IR: A instituição militar foi responsável, directamente e indirectamente, pela crise politica argelina, tendo sido a fachada do poder político durante 25 anos. Mas com a emergência de uma nova geração de militares, a sua posição mudou totalmente, e acredito que esta instituição não tem outra opção que respeitar a vontade do povo que constitui a fonte de qualquer poder. Também a conjuntura internacional não é favorável à utilização da força ou recurso ao Estado de Emergência, como meio para impor a estabilidade.

e-G: No seu primeiro discurso, Abdelkader Bensalah vincou que pretende respeitar a vontade popular, no entanto os manifestantes continuam a sair às ruas exigindo a partida de todo o sistema e dos seus homens. Qual é a saída para esta crise?

IR: Abdelkader Bensalah incarna a fraude eleitoral, sendo a pessoa que trabalhou e executou as ordens de todos os homens do poder, desde o presidente Bouteflika até à instituição militar. Ele trabalha para o poder desde 1994 sob as ordens do alto comité do Estado. Durante a presidência de Liamine Zeroual, ele jogou em todos os tabuleiros.
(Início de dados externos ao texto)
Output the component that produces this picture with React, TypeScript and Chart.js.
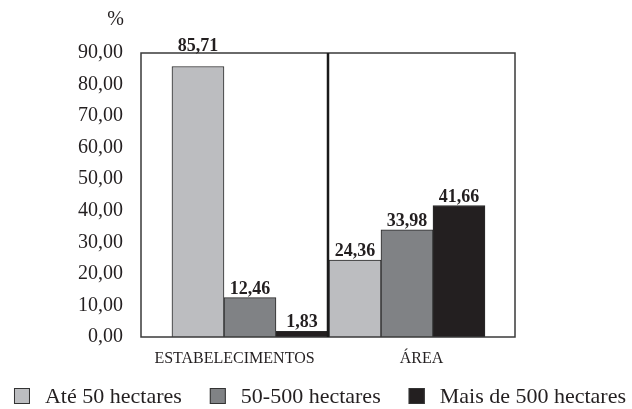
import React, { useEffect, useRef } from "react";
import { Chart, registerables } from "chart.js";

Chart.register(...registerables);

const categories = ["ESTABELECIMENTOS", "ÁREA"];
const seriesLabels = ["Até 50 hectares", "50-500 hectares", "Mais de 500 hectares"];
const ate50 = [85.71, 24.36];
const de50a500 = [12.46, 33.98];
const mais500 = [1.83, 41.66];
const yMin = 0;
const yMax = 90;
const yStep = 10;
const unitLabel = "%";

const FONT = '"Liberation Serif", "Times New Roman", serif';
const INK = "#231f20";
const fillColors = ["#bcbdc0", "#808285", "#231f20"];

const fmt = (v: number) => v.toFixed(2).replace(".", ",");

const decorPlugin = {
  id: "decor",
  afterDatasetsDraw(chart: any) {
    const { ctx, chartArea } = chart;
    const { left, right, top, bottom } = chartArea;
    ctx.save();
    // plot box
    ctx.strokeStyle = "#3a3a3a";
    ctx.lineWidth = 1.5;
    ctx.strokeRect(left, top, right - left, bottom - top);
    // divider between categories
    const x2 = chart.scales.x2;
    const mid = (x2.getPixelForTick(0) + x2.getPixelForTick(1)) / 2;
    ctx.strokeStyle = "#1a1a1a";
    ctx.lineWidth = 2.5;
    ctx.beginPath();
    ctx.moveTo(mid, top);
    ctx.lineTo(mid, bottom);
    ctx.stroke();

    // value labels
    ctx.fillStyle = INK;
    ctx.font = `bold 18px ${FONT}`;
    ctx.textAlign = "center";
    ctx.textBaseline = "alphabetic";
    chart.data.datasets.forEach((ds: any, di: number) => {
      const meta = chart.getDatasetMeta(di);
      meta.data.forEach((el: any, i: number) => {
        const v = ds.data[i].y;
        let y = el.y - 4;
        if (y > top - 2 && y - 14 < top + 2) y = top - 2;
        ctx.fillText(fmt(v), el.x, y);
      });
    });

    // unit label
    const yScale = chart.scales.y;
    ctx.font = `20px ${FONT}`;
    ctx.textAlign = "right";
    ctx.textBaseline = "middle";
    ctx.fillText(unitLabel, yScale.right - 17, 20);

    // legend
    ctx.font = `22px ${FONT}`;
    const box = 16;
    const boxGap = 15;
    const itemGap = 28;
    const widths = chart.data.datasets.map((d: any) => ctx.measureText(d.label).width);
    const total =
      widths.reduce((a: number, w: number) => a + box + boxGap + w, 0) +
      itemGap * (widths.length - 1);
    let x = (chart.width - total) / 2 + 4;
    const cy = 396;
    ctx.textAlign = "left";
    chart.data.datasets.forEach((d: any, i: number) => {
      ctx.fillStyle = d.backgroundColor;
      ctx.fillRect(x, cy - box / 2, box, box);
      ctx.strokeStyle = "#333";
      ctx.lineWidth = 1;
      ctx.strokeRect(x + 0.5, cy - box / 2 + 0.5, box - 1, box - 1);
      ctx.fillStyle = INK;
      ctx.fillText(d.label, x + box + boxGap, cy + 1);
      x += box + boxGap + widths[i] + itemGap;
    });
    ctx.restore();
  },
};

export default function App() {
  const ref = useRef<HTMLCanvasElement>(null);
  useEffect(() => {
    const series = [ate50, de50a500, mais500];
    const chart = new Chart(ref.current as HTMLCanvasElement, {
      type: "bar",
      data: {
        labels: categories,
        datasets: series.map((vals, si) => ({
          label: seriesLabels[si],
          data: vals.map((v, i) => ({ x: i, y: v })),
          backgroundColor: fillColors[si],
          borderColor: "#2a2a2a",
          borderWidth: 1,
          xAxisID: "x",
          yAxisID: "y",
        })),
      },
      options: {
        responsive: false,
        animation: false,
        layout: { padding: { left: 77, right: 117, top: 53, bottom: 42 } },
        datasets: { bar: { barThickness: 52, grouped: true } } as any,
        plugins: { legend: { display: false }, tooltip: { enabled: false } },
        scales: {
          x: {
            type: "linear",
            display: false,
            offset: false,
            bounds: "data",
            min: -0.694,
            max: 1.688,
          } as any,
          x2: {
            type: "category",
            labels: categories,
            position: "bottom",
            offset: true,
            grid: { display: false, drawTicks: false },
            border: { display: false },
            ticks: {
              font: { family: FONT, size: 16 },
              color: INK,
              padding: 12,
              maxRotation: 0,
              autoSkip: false,
            },
            afterFit: (s: any) => {
              s.height = 30;
            },
          } as any,
          y: {
            min: yMin,
            max: yMax,
            grid: { display: false, drawTicks: false },
            border: { display: false },
            ticks: {
              stepSize: yStep,
              font: { family: FONT, size: 20 },
              color: INK,
              padding: 18,
              callback: (v: any) => fmt(Number(v)),
            },
            afterFit: (s: any) => {
              s.width = 64;
            },
          },
        },
      },
      plugins: [decorPlugin],
    });
    return () => chart.destroy();
  }, []);
  return (
    <div style={{ position: "fixed", left: 0, top: 0, width: 632, height: 409, background: "#fff" }}>
      <canvas ref={ref} width={632} height={409} style={{ display: "block" }} />
    </div>
  );
}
Abdelkader Bensalah esteve no conselho nacional de transição, que substituiu a Assembleia Popular Nacional depois do golpe de Estado de 1992. Ele trabalhou durante todo este período para o poder, assim, hoje não pode beneficiar da confiança popular nem garantir uma transição transparente na escolha das personalidades que vão assumir as rédeas do país. Acredito que a contestação vai aumentar, até a população obter o que exige. Para pôr um fim a esta situação, será necessário que Abdelkader Bensalah e os homens que o rodeiam que saiam, e sejam substituídos por personalidades em que o povo confie.

e-G: Acredita que a instituição militar estará disposta a fazer concessões perante a vontade popular, pondo em causa os seus interesses e tendo em conta que o seu poder resultou sempre na implicação dos militares nas questões da vida política?

IR: Sobre esta instituição, acredito que está numa fase de maturação e os homens que a compõem têm tido uma percepção e leitura correcta da sociedade argelina e da sua juventude. Esta maturidade é o resultado da formação dos seus quadros em diferentes academias e escolas no país e no estrangeiro. Eu penso que vão responder positivamente aos pedidos da população argelina que irá permanecer mobilizada como condição sine qua non para conseguir que seja respeitada a sua exigência de partida do sistema e instauração da democracia. A História prova que não conseguimos ter conquistas democráticas sem esforço. Não acredito que algum militar ceda sem pressão. Assim, a pressão popular tem de permanecer para impor as suas escolhas e as suas orientações a este exercito que tem também de compreender as aspirações legitimas da base da qual são oriundos os seus elementos, o povo.